Por razão da repressão, Bakunin foi à Zurique no início de 1843. Nesse período, teve contato pela primeira vez com o comunismo, pelo contato com Weitling, e foi influenciado por Feuerbach. Weitling foi preso e Bakunin denunciado ao governo russo que, em fevereiro de 1844, intimou-o a apresentar-se para retornar à Rússia. Fugindo da justiça russa, foi a Bruxelas, onde fez contato com emigrados poloneses, que lhe falaram da opressão sofrida pelo povo eslavo e protagonizada pela Rússia, Prússia, Áustria e Turquia, o que o interessou e fez com que iniciasse um engajamento na luta antiimperialista do povo eslavo contra seus opressores. Depois dessa breve passagem pela Bélgica, foi a Paris, onde recebeu a notícia de que fugir do governo russo havia lhe custado uma condenação, que previa a perda seus direitos de nobreza, o confisco de bens e a deportação para a Sibéria.

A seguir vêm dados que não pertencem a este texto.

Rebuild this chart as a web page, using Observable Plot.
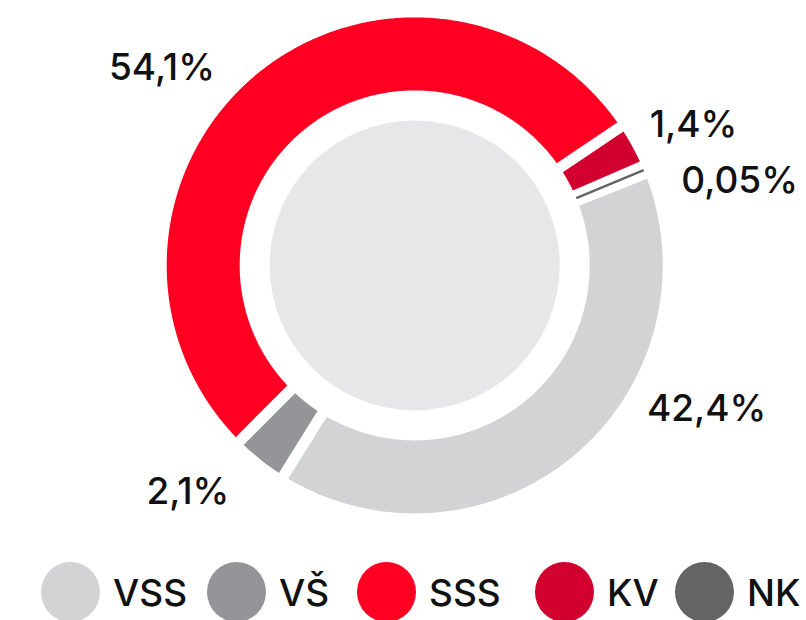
<!DOCTYPE html>
<html><head><meta charset="utf-8">
<script src="https://cdn.jsdelivr.net/npm/d3@7"></script>
<script src="https://cdn.jsdelivr.net/npm/@observablehq/plot@0.6"></script>
<style>
html,body{margin:0;padding:0;background:#fff;width:806px;height:620px;overflow:hidden;font-family:Inter,"Open Sans",sans-serif;}
#chart svg{display:block;}
#legend{position:relative;width:806px;height:64px;}
.item{position:absolute;top:6px;display:flex;align-items:center;white-space:nowrap;}
.sw{width:59px;height:60px;border-radius:50%;flex:none;}
.lab{font-size:37px;font-weight:500;color:#111;margin-left:13px;line-height:1;}
</style></head><body><div id="chart"></div><div id="legend"></div>
<script>
// ---- data ----
const categories = ["VSS", "VŠ", "SSS", "KV", "NK"];
const percentValues = [42.4, 2.1, 54.1, 1.4, 0.05];
const percentLabels = ["42,4%", "2,1%", "54,1%", "1,4%", "0,05%"];
// share of the ring each slice occupies in the drawing (%)
const arcShare = [39.9, 3.6, 53.1, 2.9, 0.5];

// ---- styles / layout ----
const colors = ["#d1d3d4", "#939598", "#ff0022", "#d1002f", "#636466"];
const W = 806, H = 556, cx = 414.2, cy = 264.9;
const R = 248, r0 = 175, holeR = 145, halfGap = 5.5, startDeg = 68.3;
const labelNudge = {VSS: [124, -57], "VŠ": [-64, 21], SSS: [-86, 5], KV: [49, -14], NK: [83, 16]};

const rad = d => d * Math.PI / 180;
const total = d3.sum(arcShare);
let acc = rad(startDeg);
const slices = categories.map((key, i) => {
  const a0 = acc, a1 = acc + 2 * Math.PI * arcShare[i] / total;
  acc = a1;
  return {key, value: percentValues[i], label: percentLabels[i], a0, a1, mid: (a0 + a1) / 2};
});

const polyPts = [];
const thinSlices = [];
for (const s of slices) {
  const o0 = s.a0 + Math.asin(halfGap / R), o1 = s.a1 - Math.asin(halfGap / R);
  const i0 = s.a0 + Math.asin(halfGap / r0), i1 = s.a1 - Math.asin(halfGap / r0);
  if (o1 <= o0 || i1 <= i0) { thinSlices.push(s); continue; }
  const pts = [];
  const n = Math.max(6, Math.ceil((o1 - o0) / 0.008));
  for (let k = 0; k <= n; k++) { const a = o0 + (o1 - o0) * k / n; pts.push({key: s.key, x: R * Math.sin(a), y: R * Math.cos(a)}); }
  const m = Math.max(6, Math.ceil((i1 - i0) / 0.008));
  for (let k = 0; k <= m; k++) { const a = i1 - (i1 - i0) * k / m; pts.push({key: s.key, x: r0 * Math.sin(a), y: r0 * Math.cos(a)}); }
  pts.push({...pts[0]});
  polyPts.push(...pts);
}

const marks = [
  Plot.line(polyPts, {x: "x", y: "y", z: "key", fill: "key", stroke: "none", curve: "linear"}),
  Plot.link(thinSlices, {
    x1: d => r0 * Math.sin(d.mid), y1: d => r0 * Math.cos(d.mid),
    x2: d => R * Math.sin(d.mid), y2: d => R * Math.cos(d.mid),
    stroke: "key", strokeWidth: 2.5
  }),
  Plot.dot([{x: 0, y: 0}], {x: "x", y: "y", r: holeR, fill: "#e6e7e8", stroke: "none"})
];
const labelR = R + 14;
for (const s of slices) {
  const [dx, dy] = labelNudge[s.key];
  marks.push(Plot.text([s], {
    x: d => labelR * Math.sin(d.mid), y: d => labelR * Math.cos(d.mid),
    text: "label", dx, dy, textAnchor: "middle", fill: "#111",
    fontSize: 37, fontWeight: 500, fontFamily: "Inter, 'Open Sans', sans-serif"
  }));
}

const chart = Plot.plot({
  width: W, height: H, margin: 0,
  x: {domain: [-cx, W - cx], range: [0, W], axis: null},
  y: {domain: [-(H - cy), cy], range: [H, 0], axis: null},
  color: {domain: categories, range: colors},
  style: {background: "transparent", overflow: "visible"},
  marks
});
document.getElementById("chart").append(chart);

// legend
const legendLeft = [41, 207, 357, 535, 675];
const legend = document.getElementById("legend");
categories.forEach((c, i) => {
  const it = document.createElement("div");
  it.className = "item";
  it.style.left = legendLeft[i] + "px";
  const sw = document.createElement("div");
  sw.className = "sw"; sw.style.background = colors[i];
  const lab = document.createElement("span");
  lab.className = "lab"; lab.textContent = c;
  it.append(sw, lab);
  legend.append(it);
});
</script></body></html>
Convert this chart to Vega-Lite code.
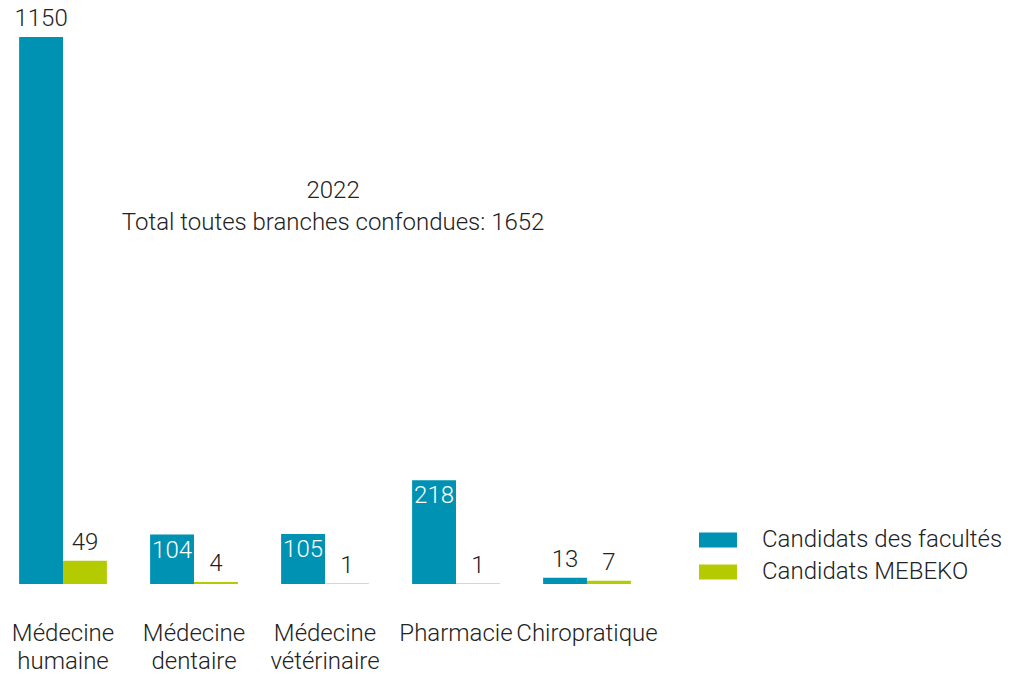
{
  "$schema": "https://vega.github.io/schema/vega-lite/v6.json",
  "width": 650,
  "height": 547,
  "autosize": {"type": "none"},
  "padding": {"left": 0, "top": 37, "right": 372, "bottom": 90},
  "background": "white",
  "config": {
    "view": {"stroke": null},
    "font": "Roboto",
    "text": {"font": "Roboto", "fontSize": 24, "fontWeight": 300}
  },
  "data": {
    "values": [
      {"branche": "Médecine humaine", "serie": "Candidats des facultés", "valeur": 1150},
      {"branche": "Médecine humaine", "serie": "Candidats MEBEKO", "valeur": 49},
      {"branche": "Médecine dentaire", "serie": "Candidats des facultés", "valeur": 104},
      {"branche": "Médecine dentaire", "serie": "Candidats MEBEKO", "valeur": 4},
      {"branche": "Médecine vétérinaire", "serie": "Candidats des facultés", "valeur": 105},
      {"branche": "Médecine vétérinaire", "serie": "Candidats MEBEKO", "valeur": 1},
      {"branche": "Pharmacie", "serie": "Candidats des facultés", "valeur": 218},
      {"branche": "Pharmacie", "serie": "Candidats MEBEKO", "valeur": 1},
      {"branche": "Chiropratique", "serie": "Candidats des facultés", "valeur": 13},
      {"branche": "Chiropratique", "serie": "Candidats MEBEKO", "valeur": 7}
    ]
  },
  "encoding": {
    "x": {
      "field": "branche", "type": "nominal", "sort": null,
      "scale": {"paddingInner": 0.33, "paddingOuter": 0.146},
      "axis": {
        "title": null, "domain": false, "ticks": false, "labelAngle": 0,
        "labelPadding": 37, "labelFont": "Roboto", "labelFontSize": 24, "labelFontWeight": 300,
        "labelColor": "#222222", "labelLineHeight": 28,
        "labelExpr": "split(datum.label, ' ')", "labelBaseline": "top"
      }
    },
    "xOffset": {"field": "serie", "type": "nominal", "sort": ["Candidats des facultés", "Candidats MEBEKO"], "scale": {"paddingInner": 0, "paddingOuter": 0}},
    "y": {"field": "valeur", "type": "quantitative", "scale": {"domain": [0, 1150], "nice": false}, "axis": null}
  },
  "layer": [
    {
      "mark": {"type": "bar"},
      "encoding": {
        "color": {
          "field": "serie", "type": "nominal",
          "scale": {"domain": ["Candidats des facultés", "Candidats MEBEKO"], "range": ["#0092b3", "#b3cb00"]},
          "legend": {
            "title": null, "orient": "none", "legendX": 699, "legendY": 484,
            "padding": 0, "rowPadding": 1, "labelFont": "Roboto", "labelFontSize": 24, "labelFontWeight": 300,
            "labelColor": "#222222", "labelOffset": 25, "labelLimit": 0,
            "symbolType": "M-1,-0.4H1V0.4H-1Z", "symbolSize": 1444, "symbolStrokeWidth": 0, "symbolOpacity": 1
          }
        }
      }
    },
    {
      "transform": [{"filter": "datum.valeur < 100 || datum.valeur >= 1000"}],
      "mark": {"type": "text", "baseline": "bottom", "dy": -6, "color": "#222222", "fontWeight": 300},
      "encoding": {"text": {"field": "valeur", "type": "quantitative"}}
    },
    {
      "transform": [{"filter": "datum.valeur >= 100 && datum.valeur < 1000"}],
      "mark": {"type": "text", "baseline": "top", "dy": 4, "color": "white", "fontWeight": 300},
      "encoding": {"text": {"field": "valeur", "type": "quantitative"}}
    },
    {
      "transform": [{"filter": "datum.valeur == 1150"}],
      "mark": {"type": "text", "baseline": "middle", "color": "#222222", "lineHeight": 32, "fontWeight": 300},
      "encoding": {
        "x": {"datum": "Médecine vétérinaire"},
        "y": {"datum": 827},
        "xOffset": {"value": 52},
        "text": {"value": ["2022", "Total toutes branches confondues: 1652"]}
      }
    }
  ]
}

Permaneceu em Paris de 1844 a 1847, vinculando-se a Proudhon, o francês proletário e socialista que havia publicado O que é a Propriedade? em 1840, um livro que fundamentava a crítica socialista do sistema capitalista baseado na propriedade privada. Proudhon, com a publicação dessa e de diversas outras obras, influenciou determinantemente Bakunin com seu socialismo que previa um federalismo autogestionário que, aplicado na economia e na política, colocaria os trabalhadores à frente da gestão de seus próprios assuntos, conciliando a liberdade individual e coletiva, e prevendo uma co-existência da propriedade coletiva com a propriedade individual dos camponeses que, sob a noção de posse, garantiria o fim da exploração do trabalho na cidade e no campo. Ainda em 1844, na busca pela organização e pelo trabalho prático, Bakunin engajou-se definitivamente na luta pela independência dos eslavos, motivado pelo caso dos poloneses, aos quais se aliou, apoiando agitações locais, propondo uma aliança entre o povo russo e polonês contra o imperialismo e em favor da autodeterminação dos povos. Bakunin considerava a libertação nacional como o primeiro passo na luta por uma revolução de bases democráticas, que deveria conduzir a uma república federativa dos países eslavos. Em novembro de 1847, Bakunin discursou na comemoração da insurreição polonesa de 1831, enfatizando essa sua proposta de aliança dos eslavos na luta contra a opressão do governo russo. Aclamado pelos 1500 presentes, o discurso custou-lhe a expulsão da França.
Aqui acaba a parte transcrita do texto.